- _Work to be completed_
Word for word, print each line of the listing below; pictures stay out.
◇ ◇ ◇ ◇ ◇ ◇ ◇
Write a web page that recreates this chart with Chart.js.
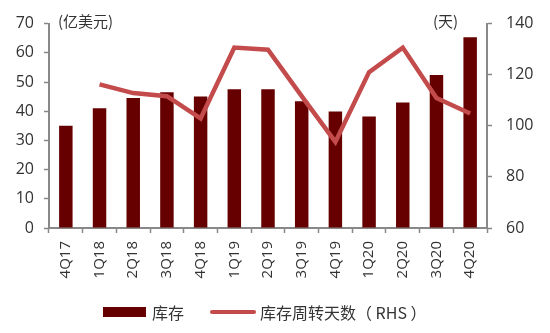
<!DOCTYPE html>
<html>
<head>
<meta charset="utf-8">
<script src="https://cdn.jsdelivr.net/npm/chart.js@4/dist/chart.umd.min.js"></script>
<style>
    body { margin: 0; background: #fff; }
    .wrap { position: relative; width: 550px; height: 333px; }
    .unit { position: absolute; font-family: "Noto Sans CJK SC", sans-serif; font-size: 15px; color: #333; }
    .legend { position: absolute; top: 300px; left: 103px; display: flex; align-items: center;
              font-family: "Noto Sans CJK SC", sans-serif; font-size: 16px; color: #333; }
    .sw-bar { width: 43px; height: 10px; background: #660000; margin-right: 6px; }
    .sw-line { width: 46px; height: 4px; background: #C34B4B; margin: 0 4px 0 26px; border-radius: 2px; }
</style>
</head>
<body>
<div class="wrap">
    <canvas id="chart" width="550" height="333"></canvas>
    <div class="unit" style="left:58px; top:10px;">(亿美元)</div>
    <div class="unit" style="left:433px; top:10px;">(天)</div>
    <div class="legend">
        <div class="sw-bar"></div><span>库存</span>
        <div class="sw-line"></div><span>库存周转天数（ RHS ）</span>
    </div>
</div>
<script>
// Chart data
const quarters = ['4Q17', '1Q18', '2Q18', '3Q18', '4Q18', '1Q19', '2Q19', '3Q19', '4Q19', '1Q20', '2Q20', '3Q20', '4Q20'];
const inventory = [35, 41, 44.5, 46.5, 45, 47.5, 47.5, 43.4, 39.9, 38.2, 43, 52.4, 65.3];
const turnoverDays = [null, 116.2, 112.8, 111.6, 102.9, 130.6, 129.8, 111.6, 93.7, 121, 130.6, 110.9, 104.8];

const axisGray = '#888888';
const tickFont = { family: 'Open Sans', size: 16 };

new Chart(document.getElementById('chart'), {
    type: 'bar',
    data: {
        labels: quarters,
        datasets: [{
            type: 'line',
            label: '库存周转天数（RHS）',
            data: turnoverDays,
            yAxisID: 'y1',
            borderColor: '#C34B4B',
            borderWidth: 4.5,
            pointRadius: 0,
            tension: 0,
            order: 0
        }, {
            label: '库存',
            data: inventory,
            yAxisID: 'y',
            backgroundColor: '#660000',
            barPercentage: 0.4,
            categoryPercentage: 1,
            order: 1
        }]
    },
    options: {
        responsive: false,
        animation: false,
        layout: { padding: { top: 19 } },
        plugins: {
            legend: { display: false },
            tooltip: { enabled: false }
        },
        scales: {
            x: {
                grid: { drawOnChartArea: false, tickLength: 5, color: axisGray, tickWidth: 1.5 },
                border: { color: axisGray, width: 2 },
                ticks: { minRotation: 90, maxRotation: 90, color: '#333', font: { family: 'Open Sans', size: 15 }, padding: 8 },
                afterFit: function(scale) { scale.height = 105; }
            },
            y: {
                position: 'left',
                min: 0,
                max: 70,
                grid: { drawOnChartArea: false, tickLength: 5, color: axisGray, tickWidth: 1.5 },
                border: { color: axisGray, width: 2 },
                ticks: { stepSize: 10, color: '#333', font: tickFont, padding: 10 },
                afterFit: function(scale) { scale.width = 49; }
            },
            y1: {
                position: 'right',
                min: 60,
                max: 140,
                grid: { drawOnChartArea: false, tickLength: 5, color: axisGray, tickWidth: 1.5 },
                border: { color: axisGray, width: 2 },
                ticks: { stepSize: 20, color: '#333', font: tickFont, padding: 14 },
                afterFit: function(scale) { scale.width = 63; }
            }
        }
    }
});
</script>
</body>
</html>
◇ ◇ ◇ ◇ ◇ ◇ ◇
- _Result of the task_
Write a web page that recreates this chart with Chart.js.
<!DOCTYPE html>
<html>
<head>
<meta charset="utf-8">
<script src="https://cdn.jsdelivr.net/npm/chart.js@4/dist/chart.umd.min.js"></script>
<style>
    body { margin: 0; background: #fff; }
    .wrap { position: relative; width: 550px; height: 333px; }
    .unit { position: absolute; font-family: "Noto Sans CJK SC", sans-serif; font-size: 15px; color: #333; }
    .legend { position: absolute; top: 300px; left: 103px; display: flex; align-items: center;
              font-family: "Noto Sans CJK SC", sans-serif; font-size: 16px; color: #333; }
    .sw-bar { width: 43px; height: 10px; background: #660000; margin-right: 6px; }
    .sw-line { width: 46px; height: 4px; background: #C34B4B; margin: 0 4px 0 26px; border-radius: 2px; }
</style>
</head>
<body>
<div class="wrap">
    <canvas id="chart" width="550" height="333"></canvas>
    <div class="unit" style="left:58px; top:10px;">(亿美元)</div>
    <div class="unit" style="left:433px; top:10px;">(天)</div>
    <div class="legend">
        <div class="sw-bar"></div><span>库存</span>
        <div class="sw-line"></div><span>库存周转天数（ RHS ）</span>
    </div>
</div>
<script>
// Chart data
const quarters = ['4Q17', '1Q18', '2Q18', '3Q18', '4Q18', '1Q19', '2Q19', '3Q19', '4Q19', '1Q20', '2Q20', '3Q20', '4Q20'];
const inventory = [35, 41, 44.5, 46.5, 45, 47.5, 47.5, 43.4, 39.9, 38.2, 43, 52.4, 65.3];
const turnoverDays = [null, 116.2, 112.8, 111.6, 102.9, 130.6, 129.8, 111.6, 93.7, 121, 130.6, 110.9, 104.8];

const axisGray = '#888888';
const tickFont = { family: 'Open Sans', size: 16 };

new Chart(document.getElementById('chart'), {
    type: 'bar',
    data: {
        labels: quarters,
        datasets: [{
            type: 'line',
            label: '库存周转天数（RHS）',
            data: turnoverDays,
            yAxisID: 'y1',
            borderColor: '#C34B4B',
            borderWidth: 4.5,
            pointRadius: 0,
            tension: 0,
            order: 0
        }, {
            label: '库存',
            data: inventory,
            yAxisID: 'y',
            backgroundColor: '#660000',
            barPercentage: 0.4,
            categoryPercentage: 1,
            order: 1
        }]
    },
    options: {
        responsive: false,
        animation: false,
        layout: { padding: { top: 19 } },
        plugins: {
            legend: { display: false },
            tooltip: { enabled: false }
        },
        scales: {
            x: {
                grid: { drawOnChartArea: false, tickLength: 5, color: axisGray, tickWidth: 1.5 },
                border: { color: axisGray, width: 2 },
                ticks: { minRotation: 90, maxRotation: 90, color: '#333', font: { family: 'Open Sans', size: 15 }, padding: 8 },
                afterFit: function(scale) { scale.height = 105; }
            },
            y: {
                position: 'left',
                min: 0,
                max: 70,
                grid: { drawOnChartArea: false, tickLength: 5, color: axisGray, tickWidth: 1.5 },
                border: { color: axisGray, width: 2 },
                ticks: { stepSize: 10, color: '#333', font: tickFont, padding: 10 },
                afterFit: function(scale) { scale.width = 49; }
            },
            y1: {
                position: 'right',
                min: 60,
                max: 140,
                grid: { drawOnChartArea: false, tickLength: 5, color: axisGray, tickWidth: 1.5 },
                border: { color: axisGray, width: 2 },
                ticks: { stepSize: 20, color: '#333', font: tickFont, padding: 14 },
                afterFit: function(scale) { scale.width = 63; }
            }
        }
    }
});
</script>
</body>
</html>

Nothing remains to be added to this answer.